Written task –
Reproduce the section of the listing that begins at the line containing "Generate a Python" and finishes at the line containing "ax = fig.add_axes([0.4129, 0.1019, 0.5391, 0.7168])". Include both end lines and nothing beyond them.

Raw records –
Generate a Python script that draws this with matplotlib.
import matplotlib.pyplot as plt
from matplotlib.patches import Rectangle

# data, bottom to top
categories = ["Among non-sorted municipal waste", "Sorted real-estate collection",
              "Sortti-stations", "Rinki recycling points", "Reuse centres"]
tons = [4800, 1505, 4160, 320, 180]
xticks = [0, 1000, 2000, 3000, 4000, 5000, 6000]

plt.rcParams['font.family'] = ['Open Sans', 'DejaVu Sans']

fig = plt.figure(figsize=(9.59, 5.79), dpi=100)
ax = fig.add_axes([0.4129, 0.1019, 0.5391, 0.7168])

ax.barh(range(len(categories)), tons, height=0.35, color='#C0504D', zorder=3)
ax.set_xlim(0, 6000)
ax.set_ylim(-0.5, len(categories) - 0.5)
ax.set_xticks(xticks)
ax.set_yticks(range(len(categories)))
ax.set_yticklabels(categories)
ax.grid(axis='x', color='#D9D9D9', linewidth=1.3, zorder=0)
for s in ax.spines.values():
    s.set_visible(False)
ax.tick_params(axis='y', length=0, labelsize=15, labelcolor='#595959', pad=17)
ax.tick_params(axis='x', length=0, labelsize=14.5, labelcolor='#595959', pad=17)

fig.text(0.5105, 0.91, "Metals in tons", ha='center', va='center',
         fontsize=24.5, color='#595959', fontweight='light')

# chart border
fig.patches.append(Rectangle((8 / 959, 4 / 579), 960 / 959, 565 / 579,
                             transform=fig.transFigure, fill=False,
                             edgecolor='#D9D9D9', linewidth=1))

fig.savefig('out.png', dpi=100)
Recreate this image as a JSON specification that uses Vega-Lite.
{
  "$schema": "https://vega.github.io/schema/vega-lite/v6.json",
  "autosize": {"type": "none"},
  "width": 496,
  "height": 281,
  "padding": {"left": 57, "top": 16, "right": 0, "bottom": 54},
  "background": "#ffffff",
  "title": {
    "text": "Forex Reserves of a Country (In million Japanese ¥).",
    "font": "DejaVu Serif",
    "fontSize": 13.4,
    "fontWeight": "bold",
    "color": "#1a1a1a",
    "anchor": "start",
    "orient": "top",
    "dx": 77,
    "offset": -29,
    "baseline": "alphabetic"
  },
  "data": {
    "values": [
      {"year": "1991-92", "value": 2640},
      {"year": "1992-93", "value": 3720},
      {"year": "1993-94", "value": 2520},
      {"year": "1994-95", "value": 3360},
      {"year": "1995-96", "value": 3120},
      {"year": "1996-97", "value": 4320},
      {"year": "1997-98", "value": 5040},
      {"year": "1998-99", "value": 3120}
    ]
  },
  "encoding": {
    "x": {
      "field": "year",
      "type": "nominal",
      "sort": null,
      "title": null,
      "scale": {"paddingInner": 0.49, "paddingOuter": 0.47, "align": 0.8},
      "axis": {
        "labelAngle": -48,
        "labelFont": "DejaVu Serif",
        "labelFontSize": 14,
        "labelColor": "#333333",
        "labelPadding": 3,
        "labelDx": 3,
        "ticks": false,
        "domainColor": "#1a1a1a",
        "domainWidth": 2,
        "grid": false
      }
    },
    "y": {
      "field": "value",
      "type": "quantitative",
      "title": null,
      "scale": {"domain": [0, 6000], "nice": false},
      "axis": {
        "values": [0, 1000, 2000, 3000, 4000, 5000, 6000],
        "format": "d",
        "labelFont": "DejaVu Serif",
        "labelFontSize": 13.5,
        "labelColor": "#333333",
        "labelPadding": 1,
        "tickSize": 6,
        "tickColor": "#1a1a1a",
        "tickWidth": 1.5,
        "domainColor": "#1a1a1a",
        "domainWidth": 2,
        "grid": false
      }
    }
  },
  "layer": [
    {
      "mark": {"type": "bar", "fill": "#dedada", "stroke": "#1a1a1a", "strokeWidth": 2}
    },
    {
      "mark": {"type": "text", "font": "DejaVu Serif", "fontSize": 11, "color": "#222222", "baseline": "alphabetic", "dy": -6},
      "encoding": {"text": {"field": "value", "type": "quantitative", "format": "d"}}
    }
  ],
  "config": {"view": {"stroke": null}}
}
--
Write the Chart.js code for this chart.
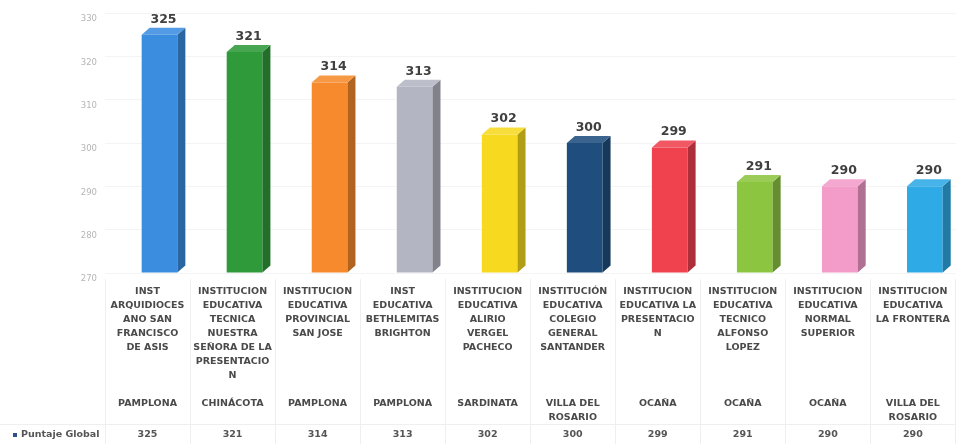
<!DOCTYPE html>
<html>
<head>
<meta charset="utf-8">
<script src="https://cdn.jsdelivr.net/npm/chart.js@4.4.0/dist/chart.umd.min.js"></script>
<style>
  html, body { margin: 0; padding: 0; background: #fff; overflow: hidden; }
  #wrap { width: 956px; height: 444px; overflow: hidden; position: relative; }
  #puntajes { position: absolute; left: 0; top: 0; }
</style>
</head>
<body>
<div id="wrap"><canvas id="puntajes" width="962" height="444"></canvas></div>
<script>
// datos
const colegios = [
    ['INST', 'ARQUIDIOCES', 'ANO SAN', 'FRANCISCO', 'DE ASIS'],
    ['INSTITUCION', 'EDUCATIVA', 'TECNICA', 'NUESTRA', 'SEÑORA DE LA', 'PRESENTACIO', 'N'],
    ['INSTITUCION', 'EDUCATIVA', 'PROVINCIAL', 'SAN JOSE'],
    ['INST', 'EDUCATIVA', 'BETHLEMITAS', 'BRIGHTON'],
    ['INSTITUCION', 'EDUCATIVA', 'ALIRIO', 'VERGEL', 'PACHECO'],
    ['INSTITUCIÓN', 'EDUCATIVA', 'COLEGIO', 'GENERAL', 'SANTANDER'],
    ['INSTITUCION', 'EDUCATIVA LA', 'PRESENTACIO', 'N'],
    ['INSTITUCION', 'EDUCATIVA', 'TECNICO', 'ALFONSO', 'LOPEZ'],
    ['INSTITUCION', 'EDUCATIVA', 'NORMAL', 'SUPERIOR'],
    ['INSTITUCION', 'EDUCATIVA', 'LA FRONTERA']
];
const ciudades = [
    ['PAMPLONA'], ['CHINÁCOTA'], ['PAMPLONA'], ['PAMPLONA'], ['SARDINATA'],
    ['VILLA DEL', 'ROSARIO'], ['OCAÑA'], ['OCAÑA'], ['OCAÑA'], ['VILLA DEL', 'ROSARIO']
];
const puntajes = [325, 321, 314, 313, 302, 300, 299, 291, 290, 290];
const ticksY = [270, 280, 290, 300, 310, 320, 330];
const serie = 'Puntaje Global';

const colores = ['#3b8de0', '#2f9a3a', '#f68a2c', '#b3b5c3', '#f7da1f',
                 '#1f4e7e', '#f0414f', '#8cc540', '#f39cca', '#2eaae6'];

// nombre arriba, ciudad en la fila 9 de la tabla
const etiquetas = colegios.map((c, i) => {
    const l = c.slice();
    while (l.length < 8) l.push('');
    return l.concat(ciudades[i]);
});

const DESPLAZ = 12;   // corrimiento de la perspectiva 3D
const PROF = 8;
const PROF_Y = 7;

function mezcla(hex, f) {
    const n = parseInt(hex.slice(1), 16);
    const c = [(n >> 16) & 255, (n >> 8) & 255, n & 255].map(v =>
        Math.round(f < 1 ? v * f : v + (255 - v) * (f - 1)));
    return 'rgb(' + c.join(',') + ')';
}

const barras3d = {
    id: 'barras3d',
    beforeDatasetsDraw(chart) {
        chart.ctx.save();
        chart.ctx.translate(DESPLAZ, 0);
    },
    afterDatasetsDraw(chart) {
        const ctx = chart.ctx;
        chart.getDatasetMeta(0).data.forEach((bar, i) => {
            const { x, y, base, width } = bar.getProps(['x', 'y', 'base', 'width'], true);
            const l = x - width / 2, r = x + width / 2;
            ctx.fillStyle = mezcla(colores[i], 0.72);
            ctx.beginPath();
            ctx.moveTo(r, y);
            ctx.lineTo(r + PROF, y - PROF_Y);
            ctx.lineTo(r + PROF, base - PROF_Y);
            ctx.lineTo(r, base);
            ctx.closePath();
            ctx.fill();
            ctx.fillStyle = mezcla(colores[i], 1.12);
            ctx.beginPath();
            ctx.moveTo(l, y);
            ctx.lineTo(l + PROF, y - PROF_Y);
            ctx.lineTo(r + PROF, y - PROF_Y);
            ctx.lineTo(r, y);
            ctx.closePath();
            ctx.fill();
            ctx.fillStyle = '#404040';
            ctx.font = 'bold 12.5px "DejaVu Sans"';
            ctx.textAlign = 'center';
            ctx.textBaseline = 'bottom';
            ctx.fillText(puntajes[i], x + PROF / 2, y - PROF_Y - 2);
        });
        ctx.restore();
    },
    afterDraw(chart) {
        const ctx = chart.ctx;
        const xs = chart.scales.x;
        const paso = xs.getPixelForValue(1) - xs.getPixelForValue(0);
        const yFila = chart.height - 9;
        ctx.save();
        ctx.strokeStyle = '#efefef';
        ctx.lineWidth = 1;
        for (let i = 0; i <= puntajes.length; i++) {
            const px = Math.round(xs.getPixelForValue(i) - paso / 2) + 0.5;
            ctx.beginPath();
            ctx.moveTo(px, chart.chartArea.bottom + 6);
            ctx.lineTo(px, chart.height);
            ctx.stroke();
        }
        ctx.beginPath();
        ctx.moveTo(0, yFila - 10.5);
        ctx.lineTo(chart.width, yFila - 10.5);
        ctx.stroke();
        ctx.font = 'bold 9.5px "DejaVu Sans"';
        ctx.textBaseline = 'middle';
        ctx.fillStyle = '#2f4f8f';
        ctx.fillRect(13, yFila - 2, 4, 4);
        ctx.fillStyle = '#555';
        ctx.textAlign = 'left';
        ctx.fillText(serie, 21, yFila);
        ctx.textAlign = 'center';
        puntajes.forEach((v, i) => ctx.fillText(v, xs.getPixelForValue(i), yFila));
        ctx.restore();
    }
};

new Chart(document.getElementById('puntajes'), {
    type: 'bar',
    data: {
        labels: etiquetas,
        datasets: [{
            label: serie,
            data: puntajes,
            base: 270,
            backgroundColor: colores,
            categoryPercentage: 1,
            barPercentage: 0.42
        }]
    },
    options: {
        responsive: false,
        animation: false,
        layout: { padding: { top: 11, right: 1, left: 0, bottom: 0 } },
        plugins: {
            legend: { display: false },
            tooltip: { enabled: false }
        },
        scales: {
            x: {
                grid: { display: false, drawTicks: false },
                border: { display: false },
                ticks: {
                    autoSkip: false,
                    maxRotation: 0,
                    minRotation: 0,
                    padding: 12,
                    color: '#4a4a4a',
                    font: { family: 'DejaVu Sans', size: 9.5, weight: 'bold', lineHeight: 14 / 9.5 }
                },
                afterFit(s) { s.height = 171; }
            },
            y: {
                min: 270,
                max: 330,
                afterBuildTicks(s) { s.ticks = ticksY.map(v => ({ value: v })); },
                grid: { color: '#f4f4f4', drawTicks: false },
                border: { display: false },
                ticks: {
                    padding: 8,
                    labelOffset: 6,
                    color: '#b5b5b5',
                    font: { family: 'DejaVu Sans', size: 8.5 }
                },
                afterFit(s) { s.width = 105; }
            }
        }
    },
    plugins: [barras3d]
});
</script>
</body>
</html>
==
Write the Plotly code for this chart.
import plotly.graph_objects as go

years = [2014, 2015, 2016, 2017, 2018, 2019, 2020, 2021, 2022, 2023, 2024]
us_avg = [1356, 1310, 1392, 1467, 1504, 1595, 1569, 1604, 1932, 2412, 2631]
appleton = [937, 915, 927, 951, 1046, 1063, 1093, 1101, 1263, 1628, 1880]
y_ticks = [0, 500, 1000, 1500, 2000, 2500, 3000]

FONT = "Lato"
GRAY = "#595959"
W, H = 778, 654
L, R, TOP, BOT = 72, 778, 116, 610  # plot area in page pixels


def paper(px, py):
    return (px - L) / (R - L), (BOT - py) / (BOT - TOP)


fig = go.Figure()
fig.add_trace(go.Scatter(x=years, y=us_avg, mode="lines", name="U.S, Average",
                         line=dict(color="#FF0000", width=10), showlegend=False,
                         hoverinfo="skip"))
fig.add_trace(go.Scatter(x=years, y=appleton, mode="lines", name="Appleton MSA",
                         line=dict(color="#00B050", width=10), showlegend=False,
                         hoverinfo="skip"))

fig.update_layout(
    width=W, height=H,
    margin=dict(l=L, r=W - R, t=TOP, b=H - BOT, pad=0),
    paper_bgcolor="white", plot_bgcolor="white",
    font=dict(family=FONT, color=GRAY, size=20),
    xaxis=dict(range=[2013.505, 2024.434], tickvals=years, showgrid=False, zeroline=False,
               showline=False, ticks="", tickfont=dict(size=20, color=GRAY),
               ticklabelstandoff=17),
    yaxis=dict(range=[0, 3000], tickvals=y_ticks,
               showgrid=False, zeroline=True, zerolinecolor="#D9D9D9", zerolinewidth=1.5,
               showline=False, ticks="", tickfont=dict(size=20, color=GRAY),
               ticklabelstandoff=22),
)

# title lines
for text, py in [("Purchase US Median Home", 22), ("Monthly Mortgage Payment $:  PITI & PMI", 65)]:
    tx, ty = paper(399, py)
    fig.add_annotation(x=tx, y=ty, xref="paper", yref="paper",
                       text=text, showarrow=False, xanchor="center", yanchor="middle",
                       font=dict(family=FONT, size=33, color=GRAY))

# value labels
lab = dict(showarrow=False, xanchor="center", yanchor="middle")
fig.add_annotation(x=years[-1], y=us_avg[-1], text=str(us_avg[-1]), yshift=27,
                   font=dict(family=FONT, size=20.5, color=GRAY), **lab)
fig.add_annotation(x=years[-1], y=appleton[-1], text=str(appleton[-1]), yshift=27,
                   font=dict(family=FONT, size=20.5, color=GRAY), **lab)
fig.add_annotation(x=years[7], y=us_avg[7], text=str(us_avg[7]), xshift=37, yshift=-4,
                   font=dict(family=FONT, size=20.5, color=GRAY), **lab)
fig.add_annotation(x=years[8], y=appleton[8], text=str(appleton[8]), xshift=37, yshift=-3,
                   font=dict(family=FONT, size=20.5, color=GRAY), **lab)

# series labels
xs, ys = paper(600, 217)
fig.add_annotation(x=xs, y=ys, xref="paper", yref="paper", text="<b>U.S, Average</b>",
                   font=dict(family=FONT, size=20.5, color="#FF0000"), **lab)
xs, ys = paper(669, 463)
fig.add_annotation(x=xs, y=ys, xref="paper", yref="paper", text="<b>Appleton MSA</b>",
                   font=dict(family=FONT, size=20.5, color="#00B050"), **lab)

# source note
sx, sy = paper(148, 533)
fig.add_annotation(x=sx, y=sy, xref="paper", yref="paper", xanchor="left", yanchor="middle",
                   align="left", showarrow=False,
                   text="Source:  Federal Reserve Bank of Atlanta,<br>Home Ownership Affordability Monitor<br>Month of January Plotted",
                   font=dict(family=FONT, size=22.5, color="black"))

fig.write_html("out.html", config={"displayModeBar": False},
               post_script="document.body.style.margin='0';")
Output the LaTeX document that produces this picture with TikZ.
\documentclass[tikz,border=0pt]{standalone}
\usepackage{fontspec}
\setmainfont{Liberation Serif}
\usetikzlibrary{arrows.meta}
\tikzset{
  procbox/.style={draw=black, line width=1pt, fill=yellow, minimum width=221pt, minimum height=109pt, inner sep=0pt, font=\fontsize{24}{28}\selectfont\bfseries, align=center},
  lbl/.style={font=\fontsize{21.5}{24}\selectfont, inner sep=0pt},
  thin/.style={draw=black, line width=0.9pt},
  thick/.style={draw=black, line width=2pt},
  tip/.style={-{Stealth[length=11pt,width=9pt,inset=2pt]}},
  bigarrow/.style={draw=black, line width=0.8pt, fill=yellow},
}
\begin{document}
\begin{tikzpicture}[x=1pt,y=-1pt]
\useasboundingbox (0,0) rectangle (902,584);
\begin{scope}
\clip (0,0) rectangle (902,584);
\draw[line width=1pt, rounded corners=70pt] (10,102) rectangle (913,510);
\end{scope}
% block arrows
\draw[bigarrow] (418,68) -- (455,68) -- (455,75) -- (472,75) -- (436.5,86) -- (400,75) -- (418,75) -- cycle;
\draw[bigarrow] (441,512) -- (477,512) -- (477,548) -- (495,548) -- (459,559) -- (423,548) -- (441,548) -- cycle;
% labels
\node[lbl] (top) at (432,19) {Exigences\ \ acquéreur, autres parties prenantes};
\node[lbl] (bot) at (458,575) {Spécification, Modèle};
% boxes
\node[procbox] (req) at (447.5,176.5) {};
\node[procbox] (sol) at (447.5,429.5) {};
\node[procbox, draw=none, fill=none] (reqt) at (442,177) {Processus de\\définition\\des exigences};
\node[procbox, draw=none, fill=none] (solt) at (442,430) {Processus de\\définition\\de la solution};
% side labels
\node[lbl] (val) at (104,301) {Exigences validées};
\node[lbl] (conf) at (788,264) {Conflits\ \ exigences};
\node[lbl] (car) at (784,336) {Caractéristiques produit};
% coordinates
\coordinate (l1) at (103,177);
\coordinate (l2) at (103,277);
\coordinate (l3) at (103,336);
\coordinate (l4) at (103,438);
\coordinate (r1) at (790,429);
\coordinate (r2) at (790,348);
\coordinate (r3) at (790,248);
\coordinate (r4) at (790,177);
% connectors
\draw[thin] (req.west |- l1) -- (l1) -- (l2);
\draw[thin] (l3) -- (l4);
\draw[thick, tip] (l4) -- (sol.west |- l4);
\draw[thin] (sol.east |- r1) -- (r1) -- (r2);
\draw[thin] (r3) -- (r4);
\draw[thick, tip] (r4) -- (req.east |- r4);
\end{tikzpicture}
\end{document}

Response below –
Generate a Python script that draws this with matplotlib.
import matplotlib.pyplot as plt
from matplotlib.patches import Rectangle

# data, bottom to top
categories = ["Among non-sorted municipal waste", "Sorted real-estate collection",
              "Sortti-stations", "Rinki recycling points", "Reuse centres"]
tons = [4800, 1505, 4160, 320, 180]
xticks = [0, 1000, 2000, 3000, 4000, 5000, 6000]

plt.rcParams['font.family'] = ['Open Sans', 'DejaVu Sans']

fig = plt.figure(figsize=(9.59, 5.79), dpi=100)
ax = fig.add_axes([0.4129, 0.1019, 0.5391, 0.7168])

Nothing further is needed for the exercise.